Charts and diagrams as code
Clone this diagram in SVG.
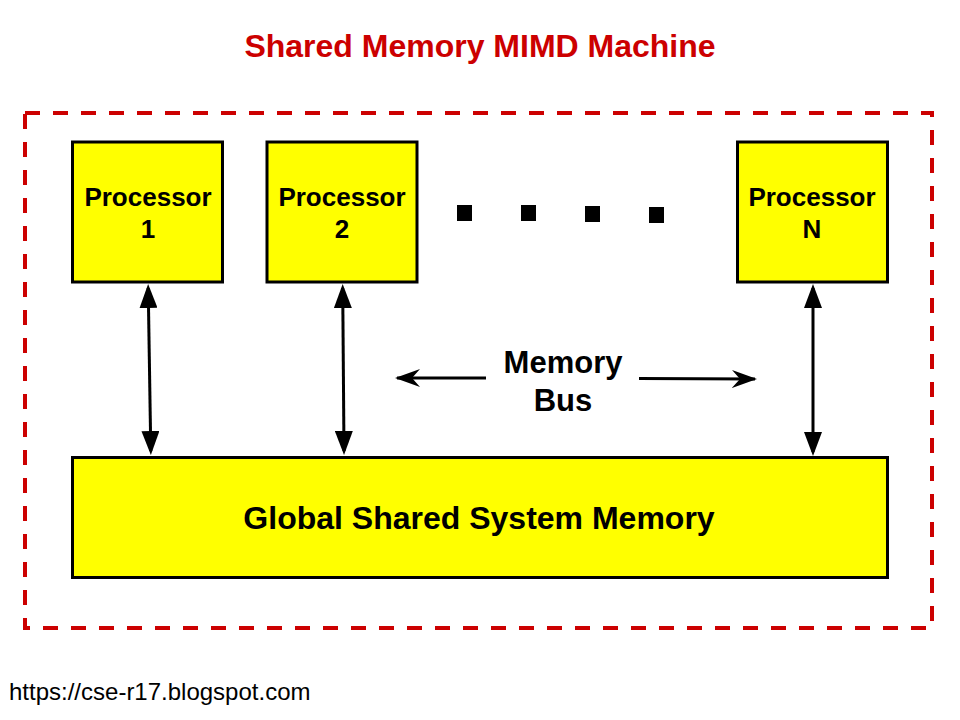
<svg xmlns="http://www.w3.org/2000/svg" width="960" height="720" viewBox="0 0 960 720">
  <style>
    .box { fill: #ffff00; stroke: #000000; stroke-width: 3; }
    .lbl { font-family: "Liberation Sans", Arial, sans-serif; font-weight: bold; fill: #000000; text-anchor: middle; }
    .conn { stroke: #000000; stroke-width: 3; fill: none; }
    .dot { fill: #000000; }
  </style>
  <defs>
    <marker id="tri" markerUnits="userSpaceOnUse" markerWidth="24" markerHeight="18" refX="20" refY="9" orient="auto-start-reverse" viewBox="0 0 24 18">
      <path d="M0,0 L24,9 L0,18 Z" fill="#000000"/>
    </marker>
    <marker id="barb" markerUnits="userSpaceOnUse" markerWidth="26" markerHeight="20" refX="23" refY="10" orient="auto" viewBox="0 0 26 20">
      <path d="M0,1 L25,10 L0,19 L8,10 Z" fill="#000000"/>
    </marker>
  </defs>
  <rect width="960" height="720" fill="#ffffff"/>

  <text id="title" x="480" y="57" font-family="Liberation Sans, Arial, sans-serif" font-weight="bold" font-size="32" fill="#cc0000" text-anchor="middle">Shared Memory MIMD Machine</text>

  <rect id="frame" x="25" y="113" width="907" height="515" fill="none" stroke="#cc0000" stroke-width="4" stroke-dasharray="15 13"/>

  <g id="proc1">
    <rect class="box" x="72.5" y="142" width="150" height="140"/>
    <text class="lbl" font-size="26" x="148" y="206">Processor</text>
    <text class="lbl" font-size="26" x="148" y="238">1</text>
  </g>
  <g id="proc2">
    <rect class="box" x="267" y="142" width="150" height="140"/>
    <text class="lbl" font-size="26" x="342" y="206">Processor</text>
    <text class="lbl" font-size="26" x="342" y="238">2</text>
  </g>
  <g id="procN">
    <rect class="box" x="737.5" y="142" width="150" height="140"/>
    <text class="lbl" font-size="26" x="812" y="206">Processor</text>
    <text class="lbl" font-size="26" x="812" y="238">N</text>
  </g>
  <g id="ellipsis">
    <rect class="dot" x="457" y="205" width="15" height="16"/>
    <rect class="dot" x="521" y="205" width="15" height="16"/>
    <rect class="dot" x="585" y="206" width="15" height="16"/>
    <rect class="dot" x="649" y="207" width="15" height="16"/>
  </g>
  <g id="memory">
    <rect class="box" x="72.5" y="457.5" width="815" height="120"/>
    <text class="lbl" font-size="32" x="479" y="529">Global Shared System Memory</text>
  </g>
  <g id="bus-label">
    <text class="lbl" font-size="31" x="563" y="373">Memory</text>
    <text class="lbl" font-size="31" x="563" y="411">Bus</text>
  </g>

  <g id="connectors">
    <line class="conn" x1="148.2" y1="288" x2="150.8" y2="451" marker-start="url(#tri)" marker-end="url(#tri)"/>
    <line class="conn" x1="342.7" y1="288" x2="344" y2="451" marker-start="url(#tri)" marker-end="url(#tri)"/>
    <line class="conn" x1="813" y1="288" x2="813" y2="452" marker-start="url(#tri)" marker-end="url(#tri)"/>
    <line class="conn" x1="486" y1="378" x2="397" y2="378" marker-end="url(#barb)"/>
    <line class="conn" x1="639" y1="378.5" x2="755" y2="379" marker-end="url(#barb)"/>
  </g>

  <text id="footer" x="9" y="700" font-family="Liberation Sans, Arial, sans-serif" font-size="24" fill="#000000">https://cse-r17.blogspot.com</text>
</svg>
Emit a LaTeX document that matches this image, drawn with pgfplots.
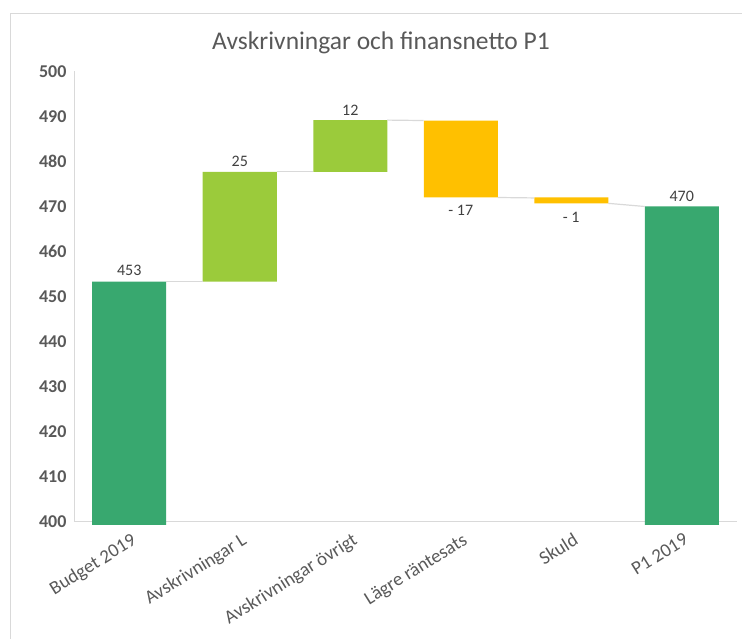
\documentclass[border=0pt]{standalone}
\usepackage{pgfplots}
\pgfplotsset{compat=1.18}
\usepackage{fontspec}
\setmainfont{Carlito}
\definecolor{dkgreen}{HTML}{38A86F}
\definecolor{ltgreen}{HTML}{9BCB3B}
\definecolor{gold}{HTML}{FFC000}
\definecolor{tickgray}{HTML}{595959}
\definecolor{labgray}{HTML}{404040}
\definecolor{linegray}{HTML}{D9D9D9}
\begin{document}
\begin{tikzpicture}[x=1pt,y=1pt]
\useasboundingbox (-74,-114.8) rectangle (668,524.2);
\draw[linegray, line width=0.8pt] (-64,-114.8) -- (-64,510.7) -- (668,510.7);
\node[text=tickgray, font=\fontsize{25.5}{25.5}\selectfont] at (307,481.5) {Avskrivningar och finansnetto P1};
\begin{axis}[at={(0,0)}, anchor=south west, scale only axis,
  width=663pt, height=452.7pt,
  xmin=-0.5, xmax=5.5, ymin=399.4, ymax=500,
  ybar stacked, bar width=74pt,
  axis line style={draw=none}, major tick length=0pt,
  ytick={400,410,...,500},
  xtick={0,1,2,3,4,5},
  xticklabels={Budget 2019,Avskrivningar L,Avskrivningar övrigt,Lägre räntesats,Skuld,P1 2019},
  yticklabel style={font=\bfseries\fontsize{18}{18}\selectfont, text=tickgray, xshift=-4pt},
  xticklabel style={font=\fontsize{19}{19}\selectfont, text=tickgray, rotate=32, anchor=north east, yshift=-4pt},
  extra y ticks={400}, extra y tick labels={},
  extra y tick style={grid=major, major grid style={linegray, line width=1pt}},
  /pgf/number format/assume math mode=true,
]
\addplot[fill=none, draw=none] coordinates {(0,0) (1,453.3) (2,477.7) (3,472.0) (4,470.7) (5,0)};
\addplot[fill=dkgreen, draw=none] coordinates {(0,453.3) (1,0) (2,0) (3,0) (4,0) (5,470.0)};
\addplot[fill=ltgreen, draw=none] coordinates {(0,0) (1,24.4) (2,11.5) (3,0) (4,0) (5,0)};
\addplot[fill=gold, draw=none] coordinates {(0,0) (1,0) (2,0) (3,17.1) (4,1.3) (5,0)};
\end{axis}
\begin{axis}[at={(0,0)}, anchor=south west, scale only axis,
  width=663pt, height=452.7pt,
  xmin=-0.5, xmax=5.5, ymin=399.4, ymax=500,
  hide axis, clip=false]
\draw[linegray, line width=1pt] (axis cs:-0.5,400) -- (axis cs:-0.5,500);
\addplot[linegray, line width=1.2pt, no marks] coordinates {(0.335,453.3) (0.665,453.3)};
\addplot[linegray, line width=1.2pt, no marks] coordinates {(1.335,477.7) (1.665,477.7)};
\addplot[linegray, line width=1.2pt, no marks] coordinates {(2.335,489.2) (2.665,489.1)};
\addplot[linegray, line width=1.2pt, no marks] coordinates {(3.335,472.0) (3.665,471.9)};
\addplot[linegray, line width=1.2pt, no marks] coordinates {(4.335,470.7) (4.665,470.0)};
\begin{scope}[every node/.style={text=labgray, font=\fontsize{16}{16}\selectfont}]
\node at (axis cs:0,455.9) {453};
\node at (axis cs:1,480.1) {25};
\node at (axis cs:2,491.4) {12};
\node at (axis cs:3,469.1) {- 17};
\node at (axis cs:4,467.6) {- 1};
\node at (axis cs:5,472.3) {470};
\end{scope}
\end{axis}
\end{tikzpicture}
\end{document}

• PROMPT: Make an exact copy of the records above, with the pictures left out.

• OUTPUT OF THE TASK:
Clone this diagram in SVG.
<svg xmlns="http://www.w3.org/2000/svg" width="960" height="720" viewBox="0 0 960 720">
  <style>
    .box { fill: #ffff00; stroke: #000000; stroke-width: 3; }
    .lbl { font-family: "Liberation Sans", Arial, sans-serif; font-weight: bold; fill: #000000; text-anchor: middle; }
    .conn { stroke: #000000; stroke-width: 3; fill: none; }
    .dot { fill: #000000; }
  </style>
  <defs>
    <marker id="tri" markerUnits="userSpaceOnUse" markerWidth="24" markerHeight="18" refX="20" refY="9" orient="auto-start-reverse" viewBox="0 0 24 18">
      <path d="M0,0 L24,9 L0,18 Z" fill="#000000"/>
    </marker>
    <marker id="barb" markerUnits="userSpaceOnUse" markerWidth="26" markerHeight="20" refX="23" refY="10" orient="auto" viewBox="0 0 26 20">
      <path d="M0,1 L25,10 L0,19 L8,10 Z" fill="#000000"/>
    </marker>
  </defs>
  <rect width="960" height="720" fill="#ffffff"/>

  <text id="title" x="480" y="57" font-family="Liberation Sans, Arial, sans-serif" font-weight="bold" font-size="32" fill="#cc0000" text-anchor="middle">Shared Memory MIMD Machine</text>

  <rect id="frame" x="25" y="113" width="907" height="515" fill="none" stroke="#cc0000" stroke-width="4" stroke-dasharray="15 13"/>

  <g id="proc1">
    <rect class="box" x="72.5" y="142" width="150" height="140"/>
    <text class="lbl" font-size="26" x="148" y="206">Processor</text>
    <text class="lbl" font-size="26" x="148" y="238">1</text>
  </g>
  <g id="proc2">
    <rect class="box" x="267" y="142" width="150" height="140"/>
    <text class="lbl" font-size="26" x="342" y="206">Processor</text>
    <text class="lbl" font-size="26" x="342" y="238">2</text>
  </g>
  <g id="procN">
    <rect class="box" x="737.5" y="142" width="150" height="140"/>
    <text class="lbl" font-size="26" x="812" y="206">Processor</text>
    <text class="lbl" font-size="26" x="812" y="238">N</text>
  </g>
  <g id="ellipsis">
    <rect class="dot" x="457" y="205" width="15" height="16"/>
    <rect class="dot" x="521" y="205" width="15" height="16"/>
    <rect class="dot" x="585" y="206" width="15" height="16"/>
    <rect class="dot" x="649" y="207" width="15" height="16"/>
  </g>
  <g id="memory">
    <rect class="box" x="72.5" y="457.5" width="815" height="120"/>
    <text class="lbl" font-size="32" x="479" y="529">Global Shared System Memory</text>
  </g>
  <g id="bus-label">
    <text class="lbl" font-size="31" x="563" y="373">Memory</text>
    <text class="lbl" font-size="31" x="563" y="411">Bus</text>
  </g>

  <g id="connectors">
    <line class="conn" x1="148.2" y1="288" x2="150.8" y2="451" marker-start="url(#tri)" marker-end="url(#tri)"/>
    <line class="conn" x1="342.7" y1="288" x2="344" y2="451" marker-start="url(#tri)" marker-end="url(#tri)"/>
    <line class="conn" x1="813" y1="288" x2="813" y2="452" marker-start="url(#tri)" marker-end="url(#tri)"/>
    <line class="conn" x1="486" y1="378" x2="397" y2="378" marker-end="url(#barb)"/>
    <line class="conn" x1="639" y1="378.5" x2="755" y2="379" marker-end="url(#barb)"/>
  </g>

  <text id="footer" x="9" y="700" font-family="Liberation Sans, Arial, sans-serif" font-size="24" fill="#000000">https://cse-r17.blogspot.com</text>
</svg>
Emit a LaTeX document that matches this image, drawn with pgfplots.
\documentclass[border=0pt]{standalone}
\usepackage{pgfplots}
\pgfplotsset{compat=1.18}
\usepackage{fontspec}
\setmainfont{Carlito}
\definecolor{dkgreen}{HTML}{38A86F}
\definecolor{ltgreen}{HTML}{9BCB3B}
\definecolor{gold}{HTML}{FFC000}
\definecolor{tickgray}{HTML}{595959}
\definecolor{labgray}{HTML}{404040}
\definecolor{linegray}{HTML}{D9D9D9}
\begin{document}
\begin{tikzpicture}[x=1pt,y=1pt]
\useasboundingbox (-74,-114.8) rectangle (668,524.2);
\draw[linegray, line width=0.8pt] (-64,-114.8) -- (-64,510.7) -- (668,510.7);
\node[text=tickgray, font=\fontsize{25.5}{25.5}\selectfont] at (307,481.5) {Avskrivningar och finansnetto P1};
\begin{axis}[at={(0,0)}, anchor=south west, scale only axis,
  width=663pt, height=452.7pt,
  xmin=-0.5, xmax=5.5, ymin=399.4, ymax=500,
  ybar stacked, bar width=74pt,
  axis line style={draw=none}, major tick length=0pt,
  ytick={400,410,...,500},
  xtick={0,1,2,3,4,5},
  xticklabels={Budget 2019,Avskrivningar L,Avskrivningar övrigt,Lägre räntesats,Skuld,P1 2019},
  yticklabel style={font=\bfseries\fontsize{18}{18}\selectfont, text=tickgray, xshift=-4pt},
  xticklabel style={font=\fontsize{19}{19}\selectfont, text=tickgray, rotate=32, anchor=north east, yshift=-4pt},
  extra y ticks={400}, extra y tick labels={},
  extra y tick style={grid=major, major grid style={linegray, line width=1pt}},
  /pgf/number format/assume math mode=true,
]
\addplot[fill=none, draw=none] coordinates {(0,0) (1,453.3) (2,477.7) (3,472.0) (4,470.7) (5,0)};
\addplot[fill=dkgreen, draw=none] coordinates {(0,453.3) (1,0) (2,0) (3,0) (4,0) (5,470.0)};
\addplot[fill=ltgreen, draw=none] coordinates {(0,0) (1,24.4) (2,11.5) (3,0) (4,0) (5,0)};
\addplot[fill=gold, draw=none] coordinates {(0,0) (1,0) (2,0) (3,17.1) (4,1.3) (5,0)};
\end{axis}
\begin{axis}[at={(0,0)}, anchor=south west, scale only axis,
  width=663pt, height=452.7pt,
  xmin=-0.5, xmax=5.5, ymin=399.4, ymax=500,
  hide axis, clip=false]
\draw[linegray, line width=1pt] (axis cs:-0.5,400) -- (axis cs:-0.5,500);
\addplot[linegray, line width=1.2pt, no marks] coordinates {(0.335,453.3) (0.665,453.3)};
\addplot[linegray, line width=1.2pt, no marks] coordinates {(1.335,477.7) (1.665,477.7)};
\addplot[linegray, line width=1.2pt, no marks] coordinates {(2.335,489.2) (2.665,489.1)};
\addplot[linegray, line width=1.2pt, no marks] coordinates {(3.335,472.0) (3.665,471.9)};
\addplot[linegray, line width=1.2pt, no marks] coordinates {(4.335,470.7) (4.665,470.0)};
\begin{scope}[every node/.style={text=labgray, font=\fontsize{16}{16}\selectfont}]
\node at (axis cs:0,455.9) {453};
\node at (axis cs:1,480.1) {25};
\node at (axis cs:2,491.4) {12};
\node at (axis cs:3,469.1) {- 17};
\node at (axis cs:4,467.6) {- 1};
\node at (axis cs:5,472.3) {470};
\end{scope}
\end{axis}
\end{tikzpicture}
\end{document}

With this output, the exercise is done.